# Exercise requirements
Which lines hold the word "matplotlib"? Copy each of them.

# Given data
┄┄┄┄┄┄┄┄┄┄┄┄┄┄┄┄┄┄┄┄

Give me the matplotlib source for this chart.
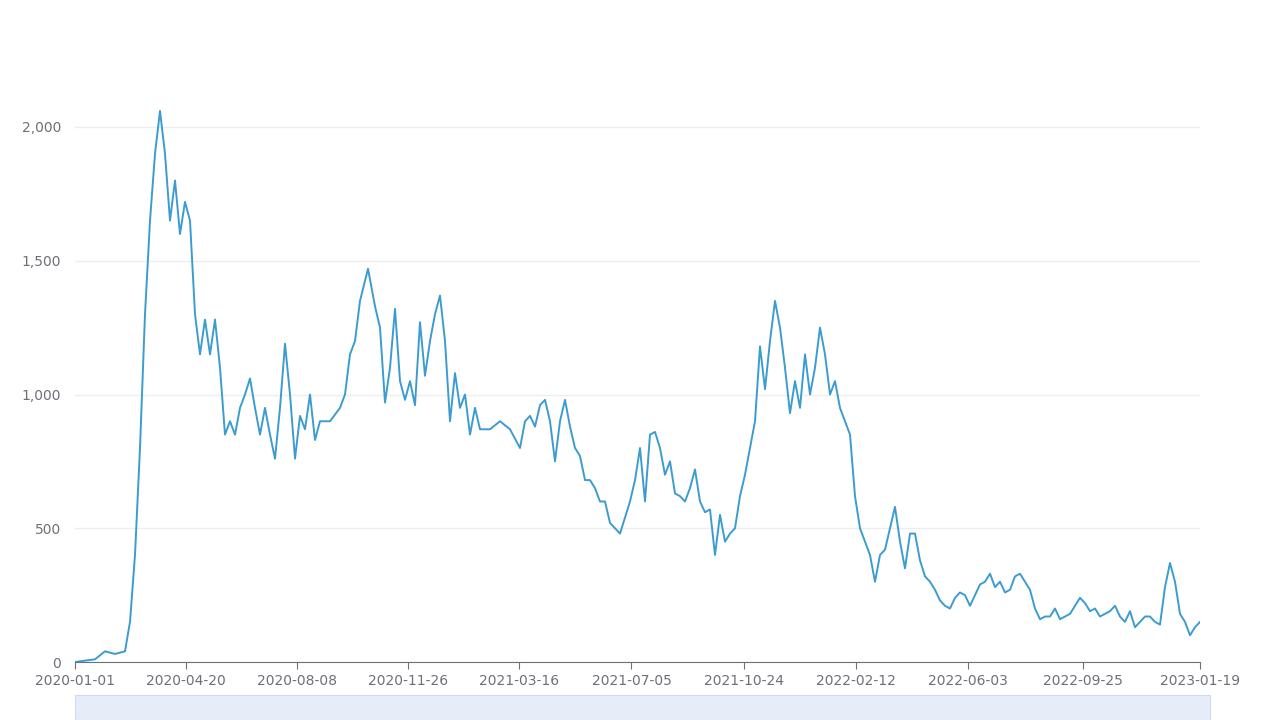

┄┄┄┄┄┄┄┄┄┄┄┄┄┄┄┄┄┄┄┄

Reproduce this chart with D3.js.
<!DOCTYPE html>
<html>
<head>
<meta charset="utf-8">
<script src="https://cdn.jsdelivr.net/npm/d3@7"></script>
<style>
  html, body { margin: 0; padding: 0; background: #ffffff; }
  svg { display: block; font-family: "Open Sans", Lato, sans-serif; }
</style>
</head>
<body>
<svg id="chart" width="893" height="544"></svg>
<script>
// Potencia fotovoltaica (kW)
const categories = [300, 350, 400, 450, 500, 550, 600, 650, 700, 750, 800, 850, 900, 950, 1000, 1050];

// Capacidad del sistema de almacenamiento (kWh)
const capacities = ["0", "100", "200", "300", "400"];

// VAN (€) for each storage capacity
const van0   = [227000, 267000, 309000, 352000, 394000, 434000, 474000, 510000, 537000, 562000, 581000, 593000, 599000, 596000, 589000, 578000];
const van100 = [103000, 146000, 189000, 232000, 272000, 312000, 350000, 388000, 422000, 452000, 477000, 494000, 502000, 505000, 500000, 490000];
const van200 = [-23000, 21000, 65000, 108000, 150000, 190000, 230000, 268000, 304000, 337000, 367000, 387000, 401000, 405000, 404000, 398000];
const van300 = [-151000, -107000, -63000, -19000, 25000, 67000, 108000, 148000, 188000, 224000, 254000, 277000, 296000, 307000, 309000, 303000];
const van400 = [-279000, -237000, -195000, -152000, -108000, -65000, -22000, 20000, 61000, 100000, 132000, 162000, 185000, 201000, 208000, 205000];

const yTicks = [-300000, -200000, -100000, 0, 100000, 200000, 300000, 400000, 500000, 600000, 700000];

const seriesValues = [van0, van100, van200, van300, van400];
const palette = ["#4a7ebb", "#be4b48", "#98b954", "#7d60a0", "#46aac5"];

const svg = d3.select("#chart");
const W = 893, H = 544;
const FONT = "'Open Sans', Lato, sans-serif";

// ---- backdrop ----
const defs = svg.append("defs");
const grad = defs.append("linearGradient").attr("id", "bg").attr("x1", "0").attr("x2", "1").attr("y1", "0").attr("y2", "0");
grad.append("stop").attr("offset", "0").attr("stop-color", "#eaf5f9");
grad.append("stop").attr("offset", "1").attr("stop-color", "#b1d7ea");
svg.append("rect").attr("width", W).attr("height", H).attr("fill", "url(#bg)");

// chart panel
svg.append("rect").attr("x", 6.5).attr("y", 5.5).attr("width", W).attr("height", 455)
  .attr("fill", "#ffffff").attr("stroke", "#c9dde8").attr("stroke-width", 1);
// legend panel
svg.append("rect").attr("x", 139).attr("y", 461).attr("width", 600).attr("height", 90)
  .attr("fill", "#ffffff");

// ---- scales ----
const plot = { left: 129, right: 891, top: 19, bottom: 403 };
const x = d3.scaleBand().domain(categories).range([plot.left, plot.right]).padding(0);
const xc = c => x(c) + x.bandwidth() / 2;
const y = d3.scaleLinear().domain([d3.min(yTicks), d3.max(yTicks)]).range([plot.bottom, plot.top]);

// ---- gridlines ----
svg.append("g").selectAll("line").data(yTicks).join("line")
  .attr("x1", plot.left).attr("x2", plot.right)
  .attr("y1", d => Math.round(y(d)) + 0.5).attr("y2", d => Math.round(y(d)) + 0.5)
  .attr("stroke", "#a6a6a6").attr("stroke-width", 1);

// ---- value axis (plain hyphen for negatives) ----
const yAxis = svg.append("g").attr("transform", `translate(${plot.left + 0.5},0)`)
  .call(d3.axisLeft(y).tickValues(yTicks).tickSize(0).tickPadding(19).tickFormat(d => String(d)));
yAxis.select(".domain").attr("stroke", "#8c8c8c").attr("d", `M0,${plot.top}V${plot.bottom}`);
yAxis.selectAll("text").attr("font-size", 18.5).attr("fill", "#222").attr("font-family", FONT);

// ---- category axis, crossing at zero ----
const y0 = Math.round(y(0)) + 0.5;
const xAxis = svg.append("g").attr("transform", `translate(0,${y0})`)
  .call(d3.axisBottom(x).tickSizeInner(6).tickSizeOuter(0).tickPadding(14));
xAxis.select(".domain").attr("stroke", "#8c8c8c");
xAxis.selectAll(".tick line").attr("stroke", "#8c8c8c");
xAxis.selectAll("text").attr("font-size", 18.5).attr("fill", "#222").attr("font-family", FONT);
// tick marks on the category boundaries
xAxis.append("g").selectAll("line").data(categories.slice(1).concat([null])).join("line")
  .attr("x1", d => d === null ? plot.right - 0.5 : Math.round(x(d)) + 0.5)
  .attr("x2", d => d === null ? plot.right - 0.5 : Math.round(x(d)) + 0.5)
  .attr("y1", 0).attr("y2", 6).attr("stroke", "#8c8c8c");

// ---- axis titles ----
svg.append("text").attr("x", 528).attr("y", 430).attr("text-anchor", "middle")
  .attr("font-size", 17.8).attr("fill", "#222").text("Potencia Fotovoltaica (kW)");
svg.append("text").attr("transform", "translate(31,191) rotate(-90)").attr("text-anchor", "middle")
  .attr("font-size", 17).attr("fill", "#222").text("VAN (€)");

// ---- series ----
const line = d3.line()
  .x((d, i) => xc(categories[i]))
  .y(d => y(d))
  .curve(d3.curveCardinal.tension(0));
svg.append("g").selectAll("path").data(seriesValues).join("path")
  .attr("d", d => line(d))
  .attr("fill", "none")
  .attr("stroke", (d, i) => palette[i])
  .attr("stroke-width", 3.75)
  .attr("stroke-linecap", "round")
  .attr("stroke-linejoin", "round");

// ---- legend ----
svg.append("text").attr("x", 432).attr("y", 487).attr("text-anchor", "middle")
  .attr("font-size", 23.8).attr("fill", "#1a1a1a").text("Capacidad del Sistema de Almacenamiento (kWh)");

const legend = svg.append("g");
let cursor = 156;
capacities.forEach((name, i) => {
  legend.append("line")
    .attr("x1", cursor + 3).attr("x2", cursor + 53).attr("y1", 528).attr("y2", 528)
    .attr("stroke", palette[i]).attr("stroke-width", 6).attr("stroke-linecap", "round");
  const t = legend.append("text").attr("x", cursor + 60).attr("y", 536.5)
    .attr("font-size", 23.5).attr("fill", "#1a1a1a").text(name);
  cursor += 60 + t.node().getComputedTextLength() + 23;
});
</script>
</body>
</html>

┄┄┄┄┄┄┄┄┄┄┄┄┄┄┄┄┄┄┄┄

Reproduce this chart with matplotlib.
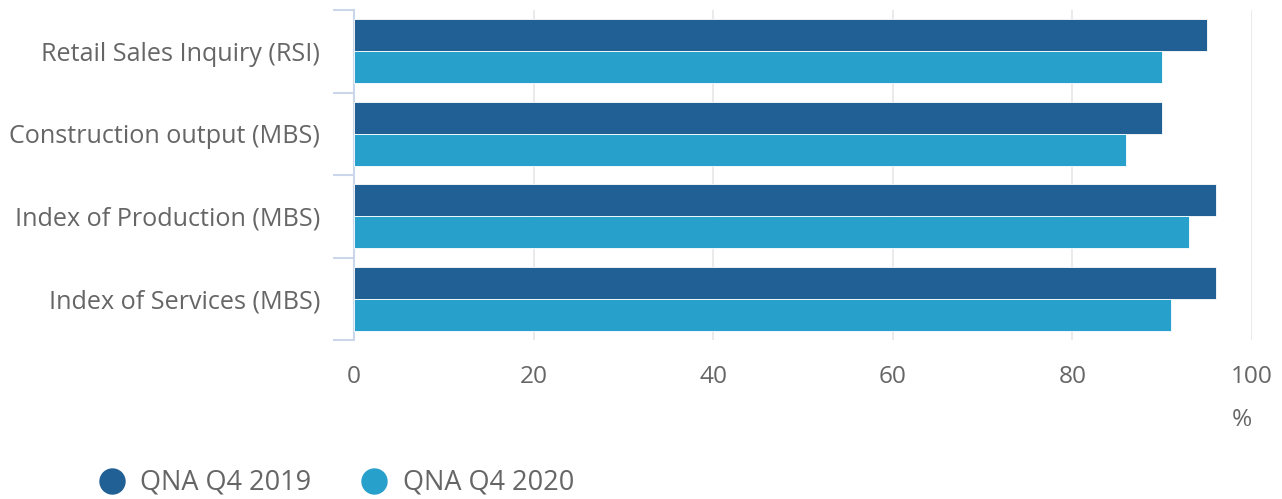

┄┄┄┄┄┄┄┄┄┄┄┄┄┄┄┄┄┄┄┄

# Full response
Give me the matplotlib source for this chart.
Reproduce this chart with matplotlib.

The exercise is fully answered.